I also reminded Ms. Morgan that the Ms. editorial staff reflected the old plantation model, even though its founder, Gloria Steinem, said that she's concerned about the progress of black women.
White feminists had the juicy editorial Big House positions, while women of color were the editorial kitchen help as contributing editors. A few months later, Ms. Morgan resigned as editor and was replaced by a black woman, but not before taking some potshots, not at misogynists belonging to her ethnic group, whose abuse of women has been a guarded secret, according to feminists belonging to that group, but at Mike Tyson and Clarence Thomas (incidentally, when the white women who ran for office as a result of Ms. Anita Hill's testimony against Clarence Thomas arrived in Congress, they voted with the men).
Robin Morgan had her secretary respond to my recent letter and from the letter I gather that Ms. Morgan hasn't changed her mind. I'm a worse misogynist than the men in the Pentagon, and those who passed Clinton's Welfare Reform bill.
I guess that bell hooks, another black feminist, who won't be invited by the men who run the Times to respond to Ms. Steinem, was right when she wrote in her book, Outlaw Culture, that white feminists are harder on black men than white men, but like other black feminists, from the 19th century to the present day, her point has been ignored by the mainstream media, who, when they view feminism, and just about every other subject, all they can see is white! (Except when it's crime, athletics, and having babies out of wedlock!)
Feminists are harder on Ishmael Reed, Ralph Ellison (yes, him too), and even James Baldwin, that gentle soul, than on Phillip Roth and Saul Bellow. Harder on Barack Obama than on Bill Clinton, to whom Gloria Steinem, a harsh critic of Clarence Thomas, gave a free pass when he was charged with sexual indiscretions by various women.
She said that Bubba was O.K. because when he placed Kathleen Wiley's hand on his penis and she said no, he withdrew it.

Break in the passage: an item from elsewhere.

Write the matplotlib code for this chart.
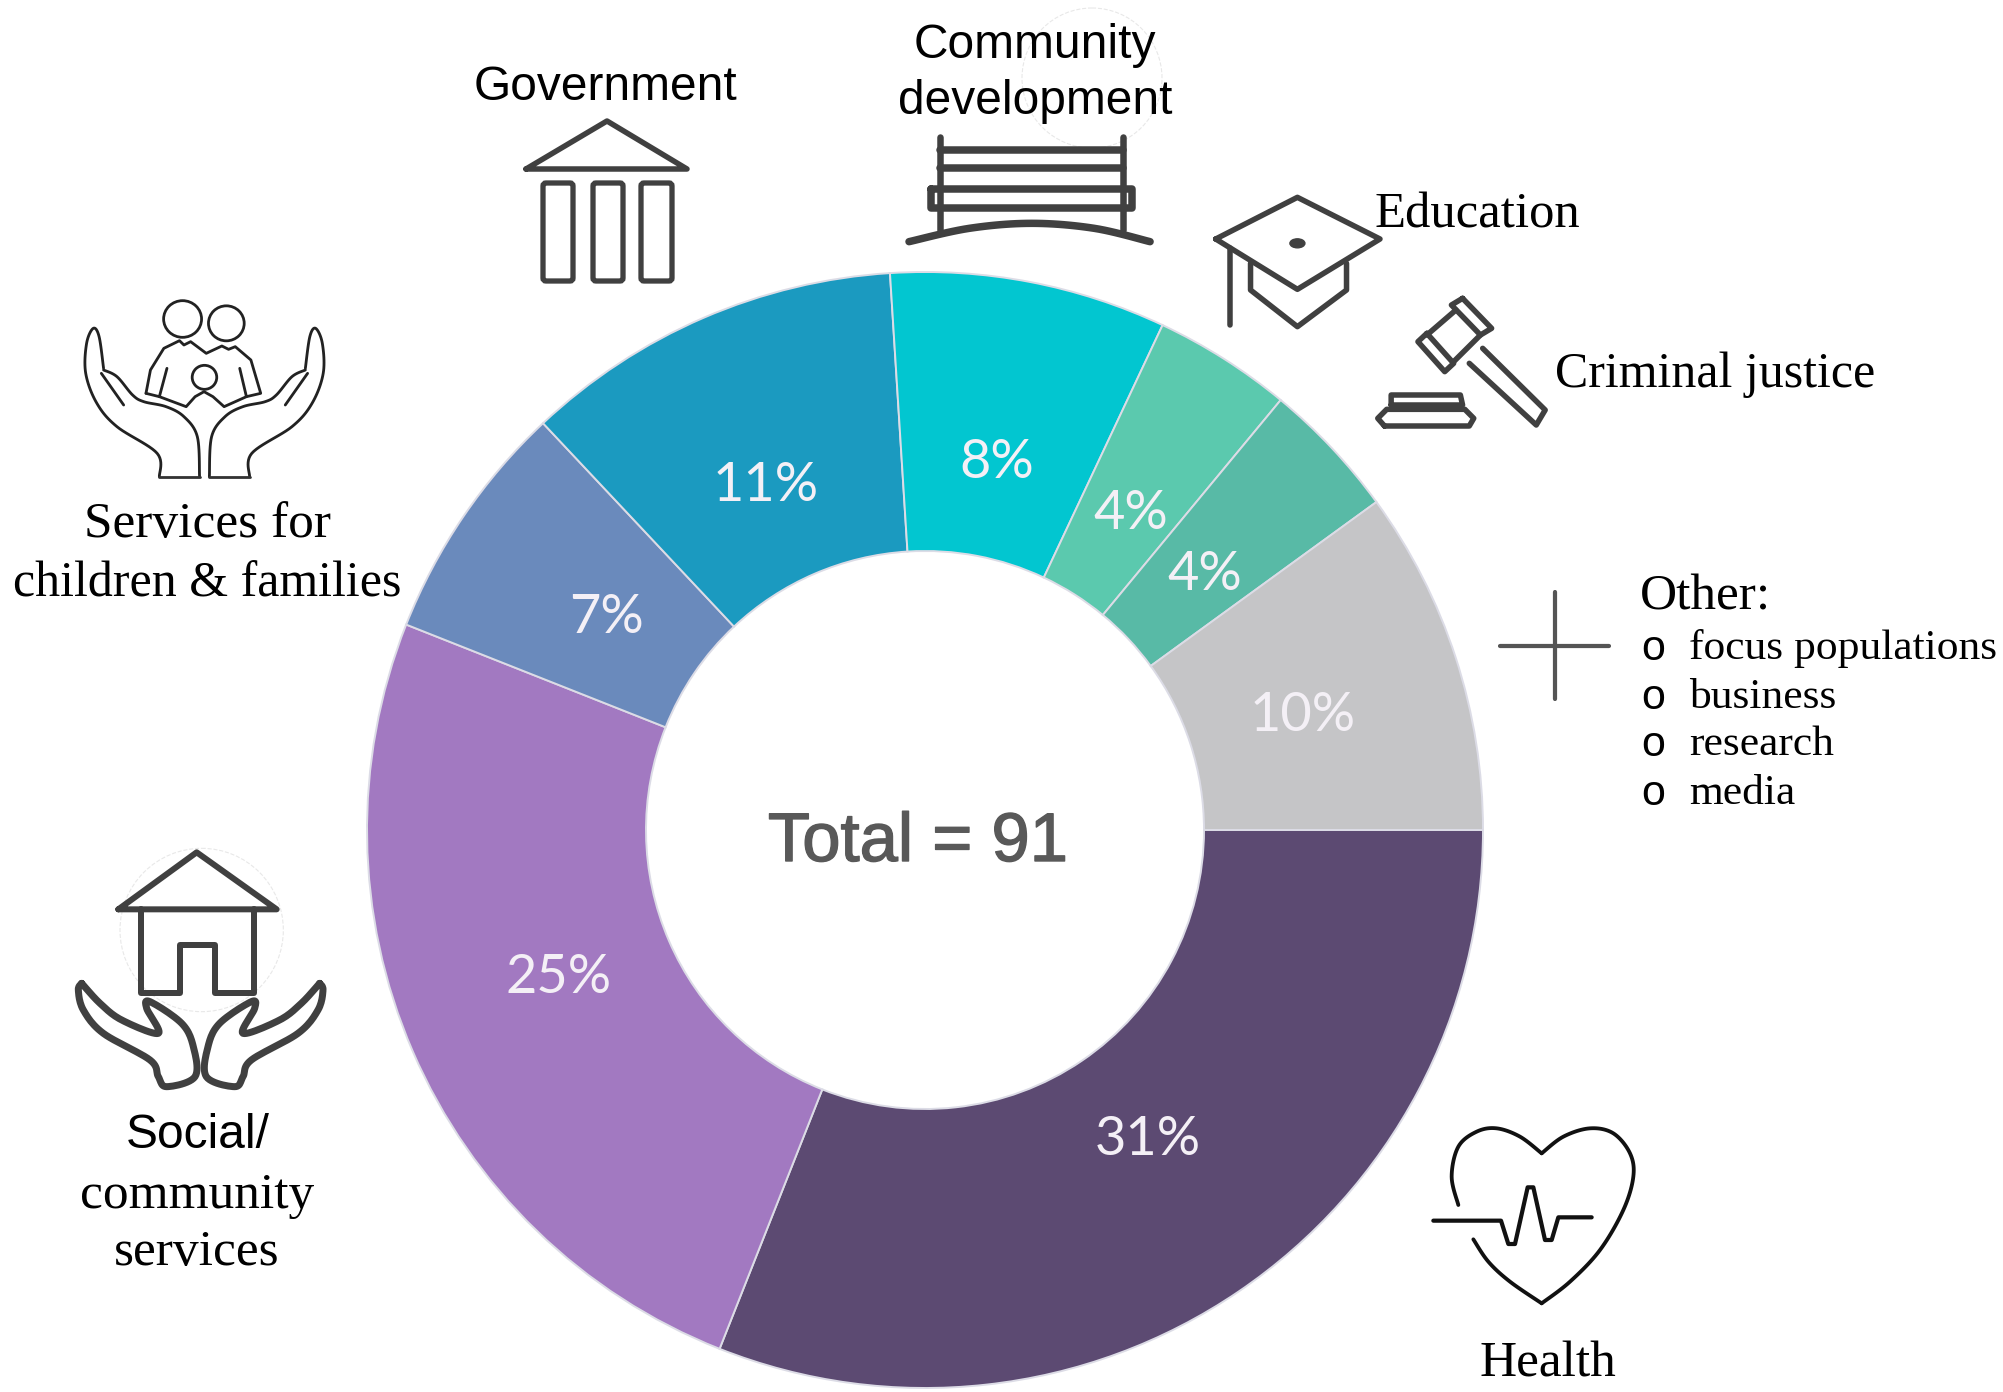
import numpy as np
import matplotlib
matplotlib.use("Agg")
import matplotlib.pyplot as plt
import matplotlib.patheffects as pe
from matplotlib.patches import Ellipse, Circle, FancyBboxPatch

W, H = 2003, 1392

# slices, clockwise from 3 o'clock
shares = [31, 25, 7, 11, 8, 4, 4, 10]
colors = ['#5c4a72', '#a279c1', '#6a8abc', '#1b9ac0', '#02c6d0', '#5bc9ae', '#58baa6', '#c5c5c7']
other_items = ['focus populations', 'business', 'research', 'media']

DARK = '#404040'
SANS = 'Liberation Sans'
SERIF = 'Liberation Serif'

fig = plt.figure(figsize=(W / 100, H / 100), dpi=100, facecolor='white')

# donut
cx, cy, R = 925, 830, 558
ax = fig.add_axes([(cx - R) / W, 1 - (cy + R) / H, 2 * R / W, 2 * R / H])
wedges, texts, autotexts = ax.pie(
    shares, colors=colors, startangle=0, counterclock=False, radius=1,
    wedgeprops=dict(width=0.5, edgecolor='#dcdce6', linewidth=1.4),
    autopct=lambda p: '%d%%' % round(p), pctdistance=0.69,
    textprops=dict(color='#f4f0f6', fontsize=39, family='Lato'))
ax.set_xlim(-1, 1)
ax.set_ylim(-1, 1)
ax.set_aspect('equal')

# the labels in the picture sit a little off the slice centres (px)
label_nudge = [(6, 9), (-13, 5), (0, -4), (-6, -9), (0, -11), (-1, -9), (-1, -8), (11, -4)]
for t, (dx, dy) in zip(autotexts, label_nudge):
    x, y = t.get_position()
    t.set_position((x + dx / R, y + dy / R))

# overlay in pixel coordinates for icons and labels
ov = fig.add_axes([0, 0, 1, 1])
ov.set_xlim(0, W)
ov.set_ylim(H, 0)
ov.axis('off')
ov.patch.set_alpha(0)


def smooth(pts, n=12):
    # catmull-rom through the hand-read outline points
    p = np.array(pts, float)
    p = np.vstack([p[0], p, p[-1]])
    out = []
    for i in range(1, len(p) - 2):
        for t in np.linspace(0, 1, n, endpoint=False):
            a = 2 * p[i] + (p[i + 1] - p[i - 1]) * t
            b = (2 * p[i - 1] - 5 * p[i] + 4 * p[i + 1] - p[i + 2]) * t ** 2
            c = (-p[i - 1] + 3 * p[i] - 3 * p[i + 1] + p[i + 2]) * t ** 3
            out.append(0.5 * (a + b + c))
    out.append(p[-2])
    return np.array(out)


def line(pts, org, lw=5, color=DARK, curve=False, k=(3.0, 3.0)):
    # pts are in zoomed crop coords, k is the crop's x and y zoom, org its origin
    q = smooth(pts) if curve else np.array(pts, float)
    ov.plot(org[0] + q[:, 0] / k[0], org[1] + q[:, 1] / k[1], color=color, lw=lw * 0.72,
            solid_capstyle='round', solid_joinstyle='round')


Z = (2.24, 3.0)  # the two wide crops came back squeezed in x

# family in hands
o1 = (50, 270)
INK = '#222222'
hand = [(245, 620), (240, 550), (150, 470), (105, 400), (80, 310), (82, 220), (97, 175), (110, 200), (120, 295)]
palm = [(120, 300), (150, 320), (185, 375), (210, 395), (260, 410), (300, 440), (330, 500), (335, 620)]
for mir in (False, True):
    f = (lambda s: [(692 - x, y) for x, y in s]) if mir else (lambda s: s)
    line(f(hand), o1, 2.8, INK, True, Z)
    line(f(palm), o1, 2.8, INK, True, Z)
    line(f([(245, 620), (335, 620)]), o1, 2.8, '#333333', k=Z)
    line(f([(115, 310), (165, 405)]), o1, 2.8, INK, k=Z)
for x, y, w, h in [(297, 147, 85, 110), (395, 160, 80, 105), (346, 322, 55, 72)]:
    ov.add_patch(Ellipse((o1[0] + x / Z[0], o1[1] + y / Z[1]), w / Z[0], h / Z[1], fill=False, ec=INK, lw=2.0))
line([(215, 370), (225, 300), (255, 235), (290, 212), (300, 225), (315, 215), (350, 250), (385, 228),
      (400, 238), (415, 230), (450, 270), (472, 370), (440, 380), (425, 295)], o1, 2.8, INK, k=Z)
line([(215, 370), (245, 380), (262, 295)], o1, 2.8, INK, k=Z)
line([(245, 380), (305, 410), (325, 380), (345, 365), (365, 380), (390, 410), (440, 380)], o1, 2.8, INK, k=Z)

# government
line([(526, 169), (607, 121), (687, 169), (526, 169)], (0, 0), 5.5, k=(1, 1))
for x0, x1 in [(543, 573), (593, 623), (641, 672)]:
    ov.add_patch(FancyBboxPatch((x0 + 3, 186), x1 - x0 - 6, 92, boxstyle='round,pad=3', fill=False, ec=DARK, lw=3.8))

# bench
o2 = (880, 0)
ov.add_patch(Circle((1092, 78), 70, fill=False, ec='#e8e8e8', lw=0.8, ls='--'))
line([(135, 412), (135, 690)], o2, 6.5, k=Z)
line([(545, 412), (545, 690)], o2, 6.5, k=Z)
line([(135, 450), (545, 450)], o2, 7.5, k=Z)
line([(135, 503), (545, 503)], o2, 7.5, k=Z)
line([(115, 567), (565, 567), (565, 625), (115, 625), (115, 567)], o2, 7.5, k=Z)
line([(65, 725), (200, 685), (340, 670), (480, 685), (605, 725)], o2, 7.5, curve=True, k=Z)

# graduation cap
line([(752, 717), (935, 592), (1120, 717), (935, 868), (752, 717)], o2, 5.5, k=Z)
ov.add_patch(Ellipse((880 + 935 / Z[0], 730 / Z[1]), 15, 9, color=DARK))
line([(783, 745), (783, 975)], o2, 5.5, k=Z)
line([(830, 790), (830, 870), (935, 980), (1045, 870), (1045, 790)], o2, 5.5, k=Z)

# gavel
line([(1305, 895), (1370, 985), (1345, 1005), (1280, 915), (1305, 895)], o2, 5.5, k=Z)
line([(1225, 1000), (1285, 1090), (1265, 1115), (1205, 1025), (1225, 1000)], o2, 5.5, k=Z)
line([(1290, 930), (1225, 1005)], o2, 5.5, k=Z)
line([(1345, 1005), (1285, 1085)], o2, 5.5, k=Z)
line([(1350, 1045), (1490, 1230), (1470, 1275), (1320, 1090)], o2, 5.5, k=Z)
line([(1145, 1215), (1145, 1185), (1300, 1185), (1305, 1215), (1145, 1215)], o2, 5.5, k=Z)
line([(1130, 1278), (1115, 1255), (1135, 1228), (1310, 1228), (1330, 1255), (1320, 1278), (1130, 1278)], o2, 5.5, k=Z)

# house in hands
o3 = (50, 820)
ov.add_patch(Circle((50 + 455 / 3, 820 + 330 / 3), 245 / 3, fill=False, ec='#e8e8e8', lw=0.8, ls='--'))
line([(205, 268), (440, 97), (680, 268), (205, 268)], o3, 6)
line([(272, 268), (272, 520), (390, 520), (390, 375), (495, 375), (495, 520), (612, 520), (612, 268)], o3, 6)
shand = [(95, 490), (150, 550), (215, 600), (325, 640), (290, 565), (300, 545), (395, 610), (430, 680),
         (435, 770), (350, 800), (325, 770), (300, 720), (160, 640), (100, 570), (85, 510), (95, 490)]
line(shand, o3, 7, curve=True)
line([(904 - x, y) for x, y in shand], o3, 7, curve=True)

# heart
o4 = (1400, 1100)
line([(175, 315), (155, 230), (175, 140), (230, 95), (290, 85), (360, 110), (425, 160)], o4, 3.8, '#111111', True)
line([(425, 160), (490, 110), (570, 85), (640, 100), (690, 160), (700, 230), (670, 330), (600, 450),
      (510, 545), (425, 610)], o4, 3.8, '#111111', True)
line([(425, 610), (330, 545), (265, 485), (220, 418)], o4, 3.8, '#111111', True)
line([(100, 362), (303, 362), (325, 432), (345, 432), (383, 262), (400, 262), (435, 420), (455, 420),
      (475, 352), (575, 352)], o4, 4.2, '#111111')

# plus sign
o5 = (1480, 560)
line([(60, 258), (388, 258)], o5, 4.2, '#555555')
line([(225, 95), (225, 418)], o5, 4.2, '#555555')

# labels
total = ov.text(918, 843, 'Total = 91', family=SANS, fontsize=49.5, color='#595959', ha='center', va='center')
total.set_path_effects([pe.withStroke(linewidth=1.0, foreground='#595959')])
ov.text(605, 88, 'Government', family=SANS, fontsize=34.5, color='black', ha='center', va='center')
ov.text(1035, 46, 'Community', family=SANS, fontsize=34.5, color='black', ha='center', va='center')
ov.text(1035, 102, 'development', family=SANS, fontsize=34.5, color='black', ha='center', va='center')
ov.text(198, 1136, 'Social/', family=SANS, fontsize=34.5, color='black', ha='center', va='center')

ov.text(1375, 215, 'Education', family=SERIF, fontsize=36.5, color='black', ha='left', va='center')
ov.text(1555, 375, 'Criminal justice', family=SERIF, fontsize=36, color='black', ha='left', va='center')
ov.text(207, 525, 'Services for', family=SERIF, fontsize=37, color='black', ha='center', va='center')
ov.text(207, 584, 'children & families', family=SERIF, fontsize=36, color='black', ha='center', va='center')
ov.text(197, 1196, 'community', family=SERIF, fontsize=37, color='black', ha='center', va='center')
ov.text(197, 1253, 'services', family=SERIF, fontsize=37, color='black', ha='center', va='center')
ov.text(1548, 1364, 'Health', family=SERIF, fontsize=37, color='black', ha='center', va='center')

ov.text(1640, 597, 'Other:', family=SERIF, fontsize=37, color='black', ha='left', va='center')
for item, y in zip(other_items, [649, 698, 745, 794]):
    ov.text(1653, y, 'o', family='Liberation Mono', fontsize=31, color='black', ha='center', va='center')
    ov.text(1689, y, item, family=SERIF, fontsize=31.3, color='black', ha='left', va='center')

fig.savefig('out.png', dpi=100, facecolor='white')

That when other women said no, he also halted his sexual advances.
A letter writer to the Times challenged Ms. Steinem's double standard for white and black-men: "Bob Herbert (column, Jan. 29) writes that Gloria Steinem said that even though Paula Jones has filed a sexual harassment suit against President Clinton, Ms. Jones has not claimed that the President had forced himself on her. ''He takes no for an answer,'' Ms. Steinem intones. Lest we forget, Anita Hill said no to Clarence Thomas.
And her accusations nearly derailed his appointment to the Supreme Court. Patricia Schroeder, the former Congresswoman, did not claim that ''somebody may be overstating the case'' when Ms. Hill accused Judge Thomas of sexual misconduct, but Ms. Schroeder claims that now in Mr. Herbert's column. Again the left inadvertently exposes its sliding scale of moral indignation."
Black feminists also charge that white feminists deserted them during the fight against Proposition 209, which ended racial and gender hiring in the state of California, even though Affirmative Action has benefited white women the most!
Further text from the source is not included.